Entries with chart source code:

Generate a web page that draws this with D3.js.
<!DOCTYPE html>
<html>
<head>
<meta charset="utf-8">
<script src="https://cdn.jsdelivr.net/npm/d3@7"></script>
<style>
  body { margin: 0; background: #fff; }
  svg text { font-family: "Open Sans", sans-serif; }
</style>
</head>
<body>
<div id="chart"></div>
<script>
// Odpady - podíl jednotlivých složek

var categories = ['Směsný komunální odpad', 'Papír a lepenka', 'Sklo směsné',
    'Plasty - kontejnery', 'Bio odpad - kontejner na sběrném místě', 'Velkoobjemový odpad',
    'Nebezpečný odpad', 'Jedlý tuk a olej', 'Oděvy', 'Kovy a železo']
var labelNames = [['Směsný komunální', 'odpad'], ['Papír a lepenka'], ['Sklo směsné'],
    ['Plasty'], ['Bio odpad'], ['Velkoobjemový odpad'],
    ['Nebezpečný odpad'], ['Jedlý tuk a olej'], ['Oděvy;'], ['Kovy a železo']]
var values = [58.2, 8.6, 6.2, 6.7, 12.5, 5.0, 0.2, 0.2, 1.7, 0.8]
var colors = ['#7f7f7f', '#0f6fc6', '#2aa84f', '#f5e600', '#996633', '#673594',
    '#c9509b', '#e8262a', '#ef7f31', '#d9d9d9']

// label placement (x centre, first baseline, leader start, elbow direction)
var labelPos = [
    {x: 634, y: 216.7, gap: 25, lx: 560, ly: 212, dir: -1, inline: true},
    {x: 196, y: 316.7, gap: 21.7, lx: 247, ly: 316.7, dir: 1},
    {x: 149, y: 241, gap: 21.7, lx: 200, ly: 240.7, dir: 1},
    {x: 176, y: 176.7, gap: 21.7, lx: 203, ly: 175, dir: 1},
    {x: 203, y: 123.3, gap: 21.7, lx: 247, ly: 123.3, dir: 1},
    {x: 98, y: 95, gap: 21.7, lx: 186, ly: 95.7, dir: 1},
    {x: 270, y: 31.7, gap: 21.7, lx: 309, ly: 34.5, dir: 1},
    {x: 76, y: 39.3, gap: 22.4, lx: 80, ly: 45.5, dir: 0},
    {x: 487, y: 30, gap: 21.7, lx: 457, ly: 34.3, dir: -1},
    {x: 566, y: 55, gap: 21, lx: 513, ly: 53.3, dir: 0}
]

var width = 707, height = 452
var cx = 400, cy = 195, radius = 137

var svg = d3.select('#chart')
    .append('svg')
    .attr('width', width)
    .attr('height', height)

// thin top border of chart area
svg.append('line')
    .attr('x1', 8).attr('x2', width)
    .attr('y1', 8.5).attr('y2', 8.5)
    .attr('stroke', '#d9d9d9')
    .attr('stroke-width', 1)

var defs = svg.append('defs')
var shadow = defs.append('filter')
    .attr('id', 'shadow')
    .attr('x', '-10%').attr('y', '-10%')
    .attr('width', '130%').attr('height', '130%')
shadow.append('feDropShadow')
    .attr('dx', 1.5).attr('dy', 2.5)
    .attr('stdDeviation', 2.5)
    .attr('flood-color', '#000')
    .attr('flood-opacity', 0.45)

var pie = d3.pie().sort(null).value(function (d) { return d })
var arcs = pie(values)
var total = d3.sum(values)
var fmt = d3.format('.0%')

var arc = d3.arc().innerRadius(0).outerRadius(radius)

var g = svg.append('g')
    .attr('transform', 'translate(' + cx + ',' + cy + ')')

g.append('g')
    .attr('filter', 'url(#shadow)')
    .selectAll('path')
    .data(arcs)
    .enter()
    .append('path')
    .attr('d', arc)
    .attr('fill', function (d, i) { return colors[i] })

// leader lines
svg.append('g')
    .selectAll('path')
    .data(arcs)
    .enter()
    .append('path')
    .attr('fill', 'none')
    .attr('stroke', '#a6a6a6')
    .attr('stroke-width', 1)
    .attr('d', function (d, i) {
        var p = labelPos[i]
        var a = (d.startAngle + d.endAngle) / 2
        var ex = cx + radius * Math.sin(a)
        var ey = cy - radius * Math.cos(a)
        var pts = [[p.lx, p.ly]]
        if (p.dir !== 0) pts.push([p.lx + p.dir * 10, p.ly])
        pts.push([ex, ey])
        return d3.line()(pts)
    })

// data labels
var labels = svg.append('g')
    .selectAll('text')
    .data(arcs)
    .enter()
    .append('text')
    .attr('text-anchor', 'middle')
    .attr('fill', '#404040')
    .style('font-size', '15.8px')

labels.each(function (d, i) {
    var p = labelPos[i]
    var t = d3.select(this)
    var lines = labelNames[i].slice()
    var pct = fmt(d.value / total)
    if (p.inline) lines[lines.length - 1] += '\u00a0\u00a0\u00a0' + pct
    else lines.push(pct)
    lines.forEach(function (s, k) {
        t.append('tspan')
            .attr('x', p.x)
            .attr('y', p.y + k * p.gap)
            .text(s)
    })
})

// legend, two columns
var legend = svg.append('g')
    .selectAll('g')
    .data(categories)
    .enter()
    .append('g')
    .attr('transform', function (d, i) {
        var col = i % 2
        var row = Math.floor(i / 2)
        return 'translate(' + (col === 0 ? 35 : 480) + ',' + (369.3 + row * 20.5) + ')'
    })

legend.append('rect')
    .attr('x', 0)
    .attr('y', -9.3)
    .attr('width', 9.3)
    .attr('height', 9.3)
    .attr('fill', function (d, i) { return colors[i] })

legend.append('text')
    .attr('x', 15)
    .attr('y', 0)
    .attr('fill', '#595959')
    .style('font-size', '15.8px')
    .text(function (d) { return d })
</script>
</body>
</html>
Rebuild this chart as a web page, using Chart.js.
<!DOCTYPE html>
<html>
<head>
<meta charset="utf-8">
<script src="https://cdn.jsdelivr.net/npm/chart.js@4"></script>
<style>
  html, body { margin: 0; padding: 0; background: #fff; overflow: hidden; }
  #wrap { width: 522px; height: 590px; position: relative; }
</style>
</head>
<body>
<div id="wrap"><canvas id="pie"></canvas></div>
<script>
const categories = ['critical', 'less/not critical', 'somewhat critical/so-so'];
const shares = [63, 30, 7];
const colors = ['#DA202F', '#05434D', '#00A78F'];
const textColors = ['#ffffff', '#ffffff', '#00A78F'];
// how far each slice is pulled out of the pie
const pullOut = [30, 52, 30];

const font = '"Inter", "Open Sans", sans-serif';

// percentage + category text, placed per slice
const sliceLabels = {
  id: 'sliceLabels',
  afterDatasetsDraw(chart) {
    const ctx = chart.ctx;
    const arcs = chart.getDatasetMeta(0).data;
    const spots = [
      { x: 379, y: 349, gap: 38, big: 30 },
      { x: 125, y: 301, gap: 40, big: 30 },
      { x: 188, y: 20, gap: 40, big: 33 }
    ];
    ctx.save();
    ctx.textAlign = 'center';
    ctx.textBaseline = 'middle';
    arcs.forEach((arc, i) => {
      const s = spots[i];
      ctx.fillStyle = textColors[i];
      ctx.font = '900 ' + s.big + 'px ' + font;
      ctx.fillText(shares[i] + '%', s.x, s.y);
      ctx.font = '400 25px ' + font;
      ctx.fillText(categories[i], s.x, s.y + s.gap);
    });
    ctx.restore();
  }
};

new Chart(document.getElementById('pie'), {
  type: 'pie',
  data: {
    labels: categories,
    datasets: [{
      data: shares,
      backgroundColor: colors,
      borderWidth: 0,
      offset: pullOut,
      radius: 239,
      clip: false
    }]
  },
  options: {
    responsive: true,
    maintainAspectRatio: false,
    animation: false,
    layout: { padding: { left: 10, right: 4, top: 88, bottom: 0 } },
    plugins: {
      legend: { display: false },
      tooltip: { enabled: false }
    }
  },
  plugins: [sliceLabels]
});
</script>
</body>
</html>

:: What the task requires ::
Go back to the data above and please quote exactly, and only, the lines from the line with "Rebuild this chart" through its last line.

:: Complete output ::
Rebuild this chart as a web page, using Chart.js.
<!DOCTYPE html>
<html>
<head>
<meta charset="utf-8">
<script src="https://cdn.jsdelivr.net/npm/chart.js@4"></script>
<style>
  html, body { margin: 0; padding: 0; background: #fff; overflow: hidden; }
  #wrap { width: 522px; height: 590px; position: relative; }
</style>
</head>
<body>
<div id="wrap"><canvas id="pie"></canvas></div>
<script>
const categories = ['critical', 'less/not critical', 'somewhat critical/so-so'];
const shares = [63, 30, 7];
const colors = ['#DA202F', '#05434D', '#00A78F'];
const textColors = ['#ffffff', '#ffffff', '#00A78F'];
// how far each slice is pulled out of the pie
const pullOut = [30, 52, 30];

const font = '"Inter", "Open Sans", sans-serif';

// percentage + category text, placed per slice
const sliceLabels = {
  id: 'sliceLabels',
  afterDatasetsDraw(chart) {
    const ctx = chart.ctx;
    const arcs = chart.getDatasetMeta(0).data;
    const spots = [
      { x: 379, y: 349, gap: 38, big: 30 },
      { x: 125, y: 301, gap: 40, big: 30 },
      { x: 188, y: 20, gap: 40, big: 33 }
    ];
    ctx.save();
    ctx.textAlign = 'center';
    ctx.textBaseline = 'middle';
    arcs.forEach((arc, i) => {
      const s = spots[i];
      ctx.fillStyle = textColors[i];
      ctx.font = '900 ' + s.big + 'px ' + font;
      ctx.fillText(shares[i] + '%', s.x, s.y);
      ctx.font = '400 25px ' + font;
      ctx.fillText(categories[i], s.x, s.y + s.gap);
    });
    ctx.restore();
  }
};

new Chart(document.getElementById('pie'), {
  type: 'pie',
  data: {
    labels: categories,
    datasets: [{
      data: shares,
      backgroundColor: colors,
      borderWidth: 0,
      offset: pullOut,
      radius: 239,
      clip: false
    }]
  },
  options: {
    responsive: true,
    maintainAspectRatio: false,
    animation: false,
    layout: { padding: { left: 10, right: 4, top: 88, bottom: 0 } },
    plugins: {
      legend: { display: false },
      tooltip: { enabled: false }
    }
  },
  plugins: [sliceLabels]
});
</script>
</body>
</html>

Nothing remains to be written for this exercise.